Square Root (Integer)
Find the largest integer whose square is ≤ n:
fn sqrt_int(n: i32) -> i32 {
if n < 2 {
return n;
}
let mut left = 1;
let mut right = n / 2;
while left <= right {
let mid = left + (right - left) / 2;
let square = (mid as i64) * (mid as i64);
if square == n as i64 {
return mid;
} else if square < n as i64 {
left = mid + 1;
} else {
right = mid - 1;
}
}
right // Largest integer with square <= n
}
fn main() {
println!("{}", sqrt_int(8)); // 2
println!("{}", sqrt_int(16)); // 4
}
Search for Condition (Abstract Binary Search)

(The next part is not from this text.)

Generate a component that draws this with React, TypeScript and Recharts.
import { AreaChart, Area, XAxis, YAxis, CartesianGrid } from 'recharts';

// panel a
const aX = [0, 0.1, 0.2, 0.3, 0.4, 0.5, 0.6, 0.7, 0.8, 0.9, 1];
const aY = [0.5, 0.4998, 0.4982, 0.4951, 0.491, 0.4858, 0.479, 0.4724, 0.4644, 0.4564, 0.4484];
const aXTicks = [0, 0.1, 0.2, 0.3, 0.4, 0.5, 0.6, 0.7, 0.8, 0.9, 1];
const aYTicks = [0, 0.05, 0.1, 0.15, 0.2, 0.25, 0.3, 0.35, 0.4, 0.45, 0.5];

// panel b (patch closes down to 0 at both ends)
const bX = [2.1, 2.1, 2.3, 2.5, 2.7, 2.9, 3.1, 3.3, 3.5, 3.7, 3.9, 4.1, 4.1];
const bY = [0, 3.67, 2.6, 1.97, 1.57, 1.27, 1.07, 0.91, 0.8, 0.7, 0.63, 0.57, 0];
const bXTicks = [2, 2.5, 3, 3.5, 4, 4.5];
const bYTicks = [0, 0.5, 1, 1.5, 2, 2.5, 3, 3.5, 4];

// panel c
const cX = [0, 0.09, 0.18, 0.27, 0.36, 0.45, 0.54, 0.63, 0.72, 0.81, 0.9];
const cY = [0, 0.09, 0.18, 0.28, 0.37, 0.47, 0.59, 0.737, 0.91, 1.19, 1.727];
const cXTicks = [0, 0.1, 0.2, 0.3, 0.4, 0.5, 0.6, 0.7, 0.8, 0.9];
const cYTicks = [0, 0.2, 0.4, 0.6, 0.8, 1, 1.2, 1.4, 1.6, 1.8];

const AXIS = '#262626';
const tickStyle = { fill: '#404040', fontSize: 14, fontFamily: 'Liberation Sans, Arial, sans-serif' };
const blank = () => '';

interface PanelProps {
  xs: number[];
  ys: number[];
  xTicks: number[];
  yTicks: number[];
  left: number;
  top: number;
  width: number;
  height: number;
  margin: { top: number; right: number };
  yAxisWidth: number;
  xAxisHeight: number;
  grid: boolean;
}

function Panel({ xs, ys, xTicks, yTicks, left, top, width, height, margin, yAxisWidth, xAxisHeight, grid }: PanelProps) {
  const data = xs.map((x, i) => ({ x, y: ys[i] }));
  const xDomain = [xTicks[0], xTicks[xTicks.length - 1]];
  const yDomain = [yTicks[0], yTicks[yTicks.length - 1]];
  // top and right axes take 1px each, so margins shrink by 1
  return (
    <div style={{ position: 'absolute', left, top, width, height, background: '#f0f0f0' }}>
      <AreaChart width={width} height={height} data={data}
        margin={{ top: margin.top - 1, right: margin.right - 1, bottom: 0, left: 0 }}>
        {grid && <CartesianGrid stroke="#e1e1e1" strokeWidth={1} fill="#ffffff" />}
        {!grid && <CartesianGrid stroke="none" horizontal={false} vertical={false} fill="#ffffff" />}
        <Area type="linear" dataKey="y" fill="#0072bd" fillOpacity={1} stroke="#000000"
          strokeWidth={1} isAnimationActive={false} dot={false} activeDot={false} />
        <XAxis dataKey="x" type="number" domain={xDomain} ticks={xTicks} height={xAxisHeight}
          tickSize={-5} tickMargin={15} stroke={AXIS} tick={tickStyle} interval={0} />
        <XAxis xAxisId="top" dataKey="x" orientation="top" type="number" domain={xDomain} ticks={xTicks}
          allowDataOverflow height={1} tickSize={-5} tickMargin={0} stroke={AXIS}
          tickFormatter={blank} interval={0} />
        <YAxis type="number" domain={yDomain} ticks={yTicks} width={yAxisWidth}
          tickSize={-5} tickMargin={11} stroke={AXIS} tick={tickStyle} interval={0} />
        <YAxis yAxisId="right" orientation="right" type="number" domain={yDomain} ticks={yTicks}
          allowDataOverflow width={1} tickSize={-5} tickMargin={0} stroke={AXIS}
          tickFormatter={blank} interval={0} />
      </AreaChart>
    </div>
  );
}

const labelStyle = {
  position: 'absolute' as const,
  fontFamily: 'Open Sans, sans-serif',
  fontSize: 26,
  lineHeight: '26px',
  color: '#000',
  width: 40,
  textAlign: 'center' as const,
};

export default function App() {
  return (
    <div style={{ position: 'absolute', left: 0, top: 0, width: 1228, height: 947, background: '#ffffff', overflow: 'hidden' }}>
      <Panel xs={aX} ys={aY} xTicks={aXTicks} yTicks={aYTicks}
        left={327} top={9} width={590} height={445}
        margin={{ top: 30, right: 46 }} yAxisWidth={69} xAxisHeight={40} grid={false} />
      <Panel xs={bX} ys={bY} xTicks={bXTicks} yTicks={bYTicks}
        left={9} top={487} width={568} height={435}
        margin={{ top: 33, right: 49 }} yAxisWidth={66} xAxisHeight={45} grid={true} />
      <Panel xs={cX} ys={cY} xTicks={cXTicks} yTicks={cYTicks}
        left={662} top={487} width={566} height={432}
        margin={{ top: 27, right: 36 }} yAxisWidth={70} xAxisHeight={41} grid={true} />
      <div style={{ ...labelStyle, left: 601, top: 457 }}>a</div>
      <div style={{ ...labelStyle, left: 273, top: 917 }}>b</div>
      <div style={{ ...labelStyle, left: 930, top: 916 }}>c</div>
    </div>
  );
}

Binary search works for any monotonic condition:
fn binary_search_condition<F>(lo: i32, hi: i32, condition: F) -> i32
where
F: Fn(i32) -> bool,
{
// Find first value where condition is True
let mut lo = lo;
let mut hi = hi;
while lo < hi {
let mid = lo + (hi - lo) / 2;
if condition(mid) {
hi = mid;
} else {
lo = mid + 1;
}
}
lo
}
fn main() {
// Example: Find first number >= 100 where checking is expensive
let is_valid = |x: i32| x >= 100;
println!("{}", binary_search_condition(0, 1000, is_valid)); // 100
}
Minimum in Mountain Array
Mountain array: increases then decreases. Find the peak:
fn peak_index_in_mountain(arr: &[i32]) -> usize {
let mut left = 0;
let mut right = arr.len() - 1;
while left < right {
let mid = left + (right - left) / 2;
if arr[mid] < arr[mid + 1] {
left = mid + 1;
} else {
right = mid;
}
}
left
}
fn main() {
println!("{}", peak_index_in_mountain(&vec![0, 2, 1, 0])); // 1
println!("{}", peak_index_in_mountain(&vec![0, 10, 5, 2])); // 1
}
Capacity to Ship Packages
Given package weights and days, find minimum ship capacity:
fn ship_within_days(weights: &[i32], days: i32) -> i32 {
fn can_ship(weights: &[i32], capacity: i32, days: i32) -> bool {
let mut current_load = 0;
let mut days_needed = 1;
for &weight in weights {
if current_load + weight > capacity {
days_needed += 1;
current_load = weight;
} else {
current_load += weight;
}
}
days_needed <= days
}
let mut left = *weights.iter().max().unwrap(); // Must hold largest package
let mut right: i32 = weights.iter().sum(); // Ship all in one day
while left < right {
let mid = left + (right - left) / 2;
if can_ship(weights, mid, days) {
right = mid;
} else {
left = mid + 1;
}
}
left
}
fn main() {
let weights = vec![1, 2, 3, 4, 5, 6, 7, 8, 9, 10];
println!("{}", ship_within_days(&weights, 5)); // 15
}
Template Summary
| Problem Type | Condition | Move left/right | |--------------|-----------|-----------------| | Exact match | arr[mid] == target | found | | Lower bound | arr[mid] < target | left = mid + 1 | | Upper bound | arr[mid] <= target | left = mid + 1 | | First True | condition(mid) | right = mid | | Last True | condition(mid) | left = mid + 1 |
Key Takeaways
- Lower bound: first index >= target
- Upper bound: first index > target
- For duplicates: use lower/upper bounds to find range
- Rotated arrays: check which half is sorted
- Binary search works on any monotonic condition
- Many optimization problems can be solved with binary search on the answer
Master these patterns and you'll recognize when binary search applies to seemingly unrelated problems. The key insight: if you can define a condition that changes from false to true (or vice versa) at some point, binary search can find that boundary efficiently.